桑塔纳的引擎发出一声痛苦的嘶吼,轮胎疯狂地刨起地上的泥土,车子像一匹受惊的野马,猛地蹿了出去!巨大的惯性将小斌狠狠摔在椅背上,他的酒瞬间吓醒了,指着车后面,语无伦次地尖叫:“哥!她……她追来了!她在追!飘着的!”
我透过后视镜看去,吓得肝胆俱裂——那个白衣女人竟然双脚离地,像一片没有重量的纸片,或者说像一个被风吹起的破塑料袋,贴着地面,以一种完全违背常理的速度飘飞着追了上来!她的长发在身后狂乱地飞舞,那张鬼脸在黑暗中泛着惨白的光,两点绿芒死死锁定着我们!
车子在狭窄颠簸的土路上疯狂加速,我感觉好几次轮胎都擦到了路边的深沟边缘,泥土和碎石哗啦啦地往下掉,险象环生!突然,“啪”的一声脆响!一只毫无血色的、只剩下白骨的手爪,猛地拍在了我这边的车窗玻璃上!五指尖锐细长,指甲幽黑,隔着玻璃就朝我的脸抓挠过来!
“滚开!滚开啊!”我一边用右手死死握住方向盘,手指关节捏得发白,一边用左臂胡乱地格挡、推搡,虽然隔着玻璃,但触目所及,那白骨手爪带来的冰寒刺骨的感觉,仿佛能穿透一切,直钻进我的骨髓里!我拼尽全身力气,像是推开千斤重担,猛地将那只鬼手推搡出去,用颤抖得不成样子的手,狠狠按动按钮升起了车窗玻璃。就在玻璃完全闭合的瞬间,我耳朵里似乎又钻进了那令人毛骨悚然的“嘿嘿”笑声,阴魂不散。
还没等我们喘过一口气,小斌又发出一声更凄厉、更变调的尖叫,手指颤抖地指着车头前方:“前面!哥!她在前面!”

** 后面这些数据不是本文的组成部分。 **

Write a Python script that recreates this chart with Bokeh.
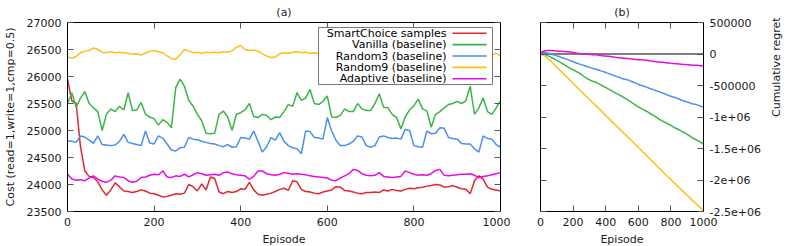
import math
import numpy as np
from bokeh.plotting import figure
from bokeh.layouts import row
from bokeh.models import LinearAxis, FixedTicker, Span, BoxAnnotation, Label, CustomLabelingPolicy
from bokeh.embed import file_html
from bokeh.resources import INLINE

# ---------------- data ----------------
episodes = list(range(0, 1001, 10))

smartchoice = [
    25950, 25550, 25500, 24700, 24250, 24150, 24130, 24050, 23900, 23800,
    23900, 24030, 23960, 23880, 23870, 23850, 23870, 23900, 23880, 23840,
    23830, 23800, 23770, 23780, 23800, 23830, 23820, 23840, 24000, 23960,
    23880, 24010, 23900, 24140, 24110, 23860, 23830, 23870, 23850, 23870,
    23920, 23910, 24040, 23900, 23820, 23800, 23820, 23840, 23870, 23910,
    23930, 23890, 24070, 24050, 23910, 23870, 23860, 23840, 23830, 23860,
    23880, 23900, 23960, 23950, 23890, 23880, 23860, 23840, 23830, 23850,
    23850, 23860, 23850, 23900, 23880, 23910, 23890, 23880, 23910, 23930,
    23920, 23940, 23950, 23970, 23980, 24000, 23990, 23950, 23960, 23980,
    23950, 23920, 23910, 23830, 24070, 24160, 24100, 23950, 23910, 23900,
    23880]

vanilla = [
    25500, 25700, 25430, 25600, 25720, 25500, 25420, 25350, 25000, 25300,
    25400, 25350, 25450, 25380, 25700, 25370, 25380, 25520, 25300, 25250,
    25220, 25100, 25200, 25150, 25050, 25800, 25950, 25820, 25560, 25450,
    25300, 25180, 24950, 24940, 24950, 25300, 25360, 25250, 25000, 25300,
    25330, 25380, 25500, 25260, 25240, 25300, 25280, 25200, 25250, 25240,
    25350, 25480, 25450, 25700, 25560, 25600, 25760, 25500, 25480, 25540,
    25640, 25250, 25240, 25280, 25400, 25350, 25350, 25500, 25400, 25370,
    25370, 25500, 25680, 25430, 25420, 25300, 25240, 25030, 25250, 25380,
    25460, 25580, 25400, 25360, 25060, 25300, 25350, 25420, 25480, 25500,
    25540, 25500, 25550, 25820, 25300, 25420, 25600, 25350, 25300, 25420,
    25550]

random3 = [
    24810, 24800, 24780, 24900, 24880, 24820, 24760, 24900, 24740, 24730,
    24720, 24730, 24800, 24930, 24780, 24760, 24740, 24720, 24990, 24770,
    24750, 24900, 24860, 24750, 24640, 24620, 24680, 24690, 24870, 24840,
    24830, 24800, 24780, 24760, 24750, 24720, 24700, 24740, 24690, 24700,
    24870, 24860, 24840, 24990, 24800, 24600, 24700, 24870, 24820, 24960,
    24800, 24720, 24680, 24660, 24570, 24990, 24980, 24870, 24860, 24840,
    25240, 24990, 24820, 24720, 24720, 24750, 24800, 24900, 24880, 24720,
    24690, 24720, 24880, 24900, 24870, 24850, 24860, 24840, 25020, 25000,
    24720, 24700, 24690, 24990, 24940, 24950, 25050, 25040, 24870, 24850,
    24840, 24760, 24750, 24750, 24660, 24600, 24900, 24850, 24840, 24740,
    24690]

random9 = [
    26360, 26340, 26370, 26440, 26470, 26480, 26530, 26500, 26450, 26440,
    26460, 26440, 26450, 26440, 26430, 26410, 26420, 26400, 26430, 26470,
    26480, 26460, 26440, 26380, 26330, 26320, 26400, 26500, 26470, 26440,
    26450, 26430, 26450, 26440, 26450, 26440, 26460, 26450, 26480, 26540,
    26570, 26500, 26480, 26490, 26470, 26420, 26380, 26350, 26360, 26420,
    26440, 26430, 26450, 26460, 26440, 26450, 26430, 26440, 26420, 26450,
    26470, 26440, 26420, 26450, 26480, 26460, 26430, 26410, 26440, 26460,
    26450, 26470, 26440, 26420, 26430, 26460, 26480, 26450, 26420, 26410,
    26440, 26460, 26470, 26440, 26420, 26430, 26450, 26470, 26460, 26430,
    26440, 26460, 26450, 26430, 26420, 26440, 26450, 26430, 26400, 26430,
    26380]

adaptive = [
    24190, 24100, 24080, 24090, 24070, 24120, 24160, 24100, 24060, 24040,
    24080, 24160, 24140, 24130, 24070, 24040, 24060, 24130, 24140, 24170,
    24190, 24180, 24250, 24140, 24130, 24160, 24150, 24190, 24140, 24180,
    24220, 24200, 24170, 24180, 24190, 24170, 24220, 24230, 24200, 24180,
    24170, 24160, 24100, 24150, 24250, 24250, 24200, 24180, 24170, 24190,
    24220, 24210, 24190, 24200, 24190, 24180, 24160, 24150, 24140, 24130,
    24120, 24080, 24070, 24120, 24160, 24200, 24280, 24260, 24200, 24170,
    24160, 24170, 24220, 24150, 24140, 24130, 24140, 24150, 24250, 24220,
    24190, 24170, 24180, 24170, 24200, 24260, 24280, 24170, 24160, 24170,
    24180, 24190, 24190, 24200, 24170, 24130, 24150, 24160, 24180, 24200,
    24220]

series_names = ["SmartChoice samples", "Vanilla (baseline)", "Random3 (baseline)",
                "Random9 (baseline)", "Adaptive (baseline)"]
series_colors = ["#e3262f", "#3bb54a", "#4a8ef0", "#fbbf17", "#e60ae6"]

x_ticks = [0, 200, 400, 600, 800, 1000]
cost_ticks = [23500, 24000, 24500, 25000, 25500, 26000, 26500, 27000]
regret_ticks = [500000, 0, -500000, -1000000, -1500000, -2000000, -2500000]
regret_tick_labels = ["500000", "0", "-500000", "-1e+06", "-1.5e+06", "-2e+06", "-2.5e+06"]

# cumulative regret of each baseline relative to SmartChoice
step = episodes[1] - episodes[0]
sc = np.array(smartchoice, dtype=float)
regrets = [np.cumsum(sc - np.array(s, dtype=float)) * step
           for s in (vanilla, random3, random9, adaptive)]

# ---------------- styling helpers ----------------
FONT = "DejaVu Sans"
TXT = "#1a1a1a"
HIDE_LABELS = "for (const i of indices) indices.unset(i); return indices"


def style_axis(ax, labels=True):
    ax.major_tick_in = 6
    ax.major_tick_out = 0
    ax.minor_tick_in = 0
    ax.minor_tick_out = 0
    ax.major_tick_line_color = "#555555"
    ax.axis_line_color = "black"
    ax.axis_line_width = 1
    ax.major_label_text_font = FONT
    ax.major_label_text_color = TXT
    ax.axis_label_text_font = FONT
    ax.axis_label_text_font_size = "11px"
    ax.axis_label_text_font_style = "normal"
    ax.axis_label_text_color = TXT
    if labels:
        ax.major_label_text_font_size = "11px"
        ax.major_label_standoff = 6
    else:
        ax.major_label_text_font_size = "1px"
        ax.major_label_standoff = 0
        ax.major_label_policy = CustomLabelingPolicy(code=HIDE_LABELS)


def style_fig(p):
    p.xgrid.visible = False
    p.ygrid.visible = False
    p.outline_line_color = "black"
    p.outline_line_width = 1
    p.background_fill_color = "white"
    p.border_fill_color = "white"
    p.title.align = "center"
    p.title.text_font = FONT
    p.title.text_font_size = "11px"
    p.title.text_font_style = "normal"
    p.title.text_color = TXT
    p.title.standoff = 0
    p.title.offset = 0


FW1, FH = 433, 189
FW2 = 163

# ---------------- (a) cost per episode ----------------
p1 = figure(frame_width=FW1, frame_height=FH, x_range=(0, 1000), y_range=(23500, 27000),
            output_backend="svg", toolbar_location=None, title="(a)",
            x_axis_label="Episode", y_axis_label="Cost (read=1,write=1,cmp=0.5)",
            min_border_left=66, min_border_right=10, min_border_top=22, min_border_bottom=35)
style_fig(p1)
p1.xaxis.ticker = FixedTicker(ticks=x_ticks)
p1.yaxis.ticker = FixedTicker(ticks=cost_ticks)
style_axis(p1.xaxis[0])
style_axis(p1.yaxis[0])
p1.xaxis.axis_label_standoff = 4
p1.yaxis.axis_label_standoff = 7

top1 = LinearAxis(ticker=FixedTicker(ticks=x_ticks))
style_axis(top1, labels=False)
p1.add_layout(top1, "above")
right1 = LinearAxis(ticker=FixedTicker(ticks=cost_ticks))
style_axis(right1, labels=False)
p1.add_layout(right1, "right")

for s, c in zip([smartchoice, vanilla, random3, random9, adaptive], series_colors):
    p1.line(episodes, s, line_color=c, line_width=1.5)

# legend drawn gnuplot-style (text left, sample right), layout in frame pixels
XR, YR = (0, 1000), (23500, 27000)


def dx(px):
    return XR[0] + px / FW1 * (XR[1] - XR[0])


def dy(py):
    return YR[1] - py / FH * (YR[1] - YR[0])


p1.add_layout(BoxAnnotation(left=dx(251), right=dx(425), top=dy(5), bottom=dy(62),
                            fill_color="white", fill_alpha=1.0,
                            line_color="#777777", line_width=1, line_alpha=1.0))
row_px = [10.7, 22.1, 33.5, 44.9, 56.3]
for name, c, ry in zip(series_names, series_colors, row_px):
    p1.add_layout(Label(x=dx(379), y=dy(ry), text=name, text_align="right",
                        text_baseline="middle", text_font=FONT, text_font_size="11px",
                        text_color="black"))
    p1.add_layout(BoxAnnotation(left=dx(385), right=dx(419), top=dy(ry - 0.8),
                                bottom=dy(ry + 0.8), fill_color=c, fill_alpha=1.0,
                                line_color=None))

# ---------------- (b) cumulative regret ----------------
p2 = figure(frame_width=FW2, frame_height=FH, x_range=(0, 1000),
            y_range=(regret_ticks[-1], regret_ticks[0]),
            output_backend="svg", toolbar_location=None, title="(b)",
            x_axis_label="Episode", y_axis_label="Cumulative regret",
            y_axis_location="right",
            min_border_left=30, min_border_right=86, min_border_top=22, min_border_bottom=35)
style_fig(p2)
p2.xaxis.ticker = FixedTicker(ticks=x_ticks)
p2.yaxis.ticker = FixedTicker(ticks=regret_ticks)
p2.yaxis.major_label_overrides = {t: l for t, l in zip(regret_ticks, regret_tick_labels)}
style_axis(p2.xaxis[0])
style_axis(p2.yaxis[0])
p2.xaxis.axis_label_standoff = 4
p2.yaxis.axis_label_standoff = 13
p2.yaxis.axis_label_orientation = math.pi / 2

top2 = LinearAxis(ticker=FixedTicker(ticks=x_ticks))
style_axis(top2, labels=False)
p2.add_layout(top2, "above")
left2 = LinearAxis(ticker=FixedTicker(ticks=regret_ticks))
style_axis(left2, labels=False)
p2.add_layout(left2, "left")

p2.add_layout(Span(location=0, dimension="width", line_color="black",
                   line_width=1.2, level="underlay"))
for r, c in zip(regrets, series_colors[1:]):
    p2.line(episodes, r, line_color=c, line_width=1.5)

layout = row(p1, p2)
open("out.html", "w").write(file_html(layout, INLINE))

我猛地抬头,心脏几乎要从嗓子眼里跳出来——只见那白色的鬼影不知何时已经飘到了车头正前方,紧贴着前挡风玻璃,那张鬼脸几乎占据了整个视野,绿油油的眼睛像两盏幽冥鬼火,死死地盯着我们,她张开满是獠牙的嘴,作势就要扑咬进来!
“我靠!”我彻底疯了,脑子里只剩下逃命的念头,我死死抓住方向盘,不顾一切地左右猛打,车子在窄路上剧烈地画起了龙,随时都可能翻进旁边的深沟。也许是这毫无章法、近乎同归于尽的驾驶方式起了作用,那紧紧贴在玻璃上的鬼影在一次剧烈的甩动中,被猛地甩脱,消失不见了。
我根本不敢有丝毫停留,甚至不敢再看后视镜一眼,只是凭着本能,将油门死死踩在最底,桑塔纳轰鸣着,像一头伤痕累累、濒临死亡的野兽,在这无边无际的黑暗田野里亡命狂奔。我不知道自己开了多久,开了多远,只知道沿着脚下能走的路,拼命往前冲,往前冲!直到远处的地平线上,终于出现了星星点点的、温暖得让人想哭的人间灯火——那是县城的轮廓!

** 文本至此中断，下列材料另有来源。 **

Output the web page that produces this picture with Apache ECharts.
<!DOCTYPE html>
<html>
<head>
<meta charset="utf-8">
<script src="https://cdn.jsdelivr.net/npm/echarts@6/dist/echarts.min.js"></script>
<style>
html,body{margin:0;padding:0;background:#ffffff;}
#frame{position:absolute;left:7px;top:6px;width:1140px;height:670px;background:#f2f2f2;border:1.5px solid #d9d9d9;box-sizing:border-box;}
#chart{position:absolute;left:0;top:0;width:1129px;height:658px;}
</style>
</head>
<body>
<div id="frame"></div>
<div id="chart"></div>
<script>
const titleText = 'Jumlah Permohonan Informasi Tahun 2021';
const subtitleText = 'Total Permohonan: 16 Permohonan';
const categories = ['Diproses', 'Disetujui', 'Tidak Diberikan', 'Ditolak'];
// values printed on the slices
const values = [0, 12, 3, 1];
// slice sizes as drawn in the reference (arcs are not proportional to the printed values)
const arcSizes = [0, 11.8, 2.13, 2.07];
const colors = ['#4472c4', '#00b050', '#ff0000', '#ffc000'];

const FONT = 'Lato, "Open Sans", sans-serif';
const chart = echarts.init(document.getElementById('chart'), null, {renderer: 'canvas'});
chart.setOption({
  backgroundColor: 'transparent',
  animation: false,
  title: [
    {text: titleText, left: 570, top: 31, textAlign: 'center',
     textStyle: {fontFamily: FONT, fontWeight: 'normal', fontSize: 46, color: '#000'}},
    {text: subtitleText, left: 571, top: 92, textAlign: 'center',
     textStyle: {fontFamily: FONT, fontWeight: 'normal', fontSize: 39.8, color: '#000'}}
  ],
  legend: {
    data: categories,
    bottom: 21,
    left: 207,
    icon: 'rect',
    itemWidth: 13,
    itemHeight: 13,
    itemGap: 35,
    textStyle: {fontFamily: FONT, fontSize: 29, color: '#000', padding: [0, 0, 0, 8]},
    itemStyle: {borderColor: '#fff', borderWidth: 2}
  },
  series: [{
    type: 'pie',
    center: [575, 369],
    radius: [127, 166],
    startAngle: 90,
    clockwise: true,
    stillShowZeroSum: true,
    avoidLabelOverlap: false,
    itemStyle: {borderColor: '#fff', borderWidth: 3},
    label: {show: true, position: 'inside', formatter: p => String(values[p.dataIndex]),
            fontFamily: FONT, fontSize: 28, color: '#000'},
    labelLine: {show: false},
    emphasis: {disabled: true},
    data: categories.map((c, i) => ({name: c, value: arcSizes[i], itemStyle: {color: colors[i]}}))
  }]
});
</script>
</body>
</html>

当车子终于剧烈地颠簸了一下,驶上了平坦的柏油路,路两旁出现了熟悉的路灯光晕时,我才感觉那只一直死死勒住我心脏的无形之手,稍稍松开了一点。我浑身脱力,将车缓缓停在路边,双手离开方向盘时,还在不受控制地剧烈颤抖。我和小斌瘫在座椅上,大口大口地喘着粗气,像两条离水的鱼,浑身像刚从水里捞出来一样,被冷汗彻底浸透。彼此对望一眼,都能看到对方脸上那无法消散的、极致的恐惧,以及劫后余生的虚脱。

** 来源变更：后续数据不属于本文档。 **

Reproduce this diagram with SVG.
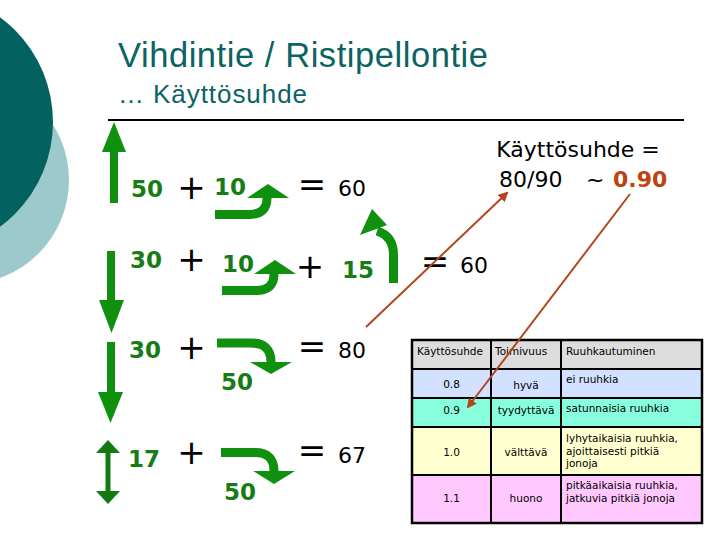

那天之后,我和小斌都大病了一场,连续高烧不退,躺在床上胡话连连,翻来覆去就是喊“鬼”、“别过来”、“滚开”。家里人都吓坏了,在医院守了我们整整一个星期,我俩才勉强缓过神来。但那次夜路的恐怖经历,像一道滚烫的烙铁,狠狠地烙在了我们的记忆最深处,成为我们之间绝口不愿再提、却又永远无法摆脱的梦魇。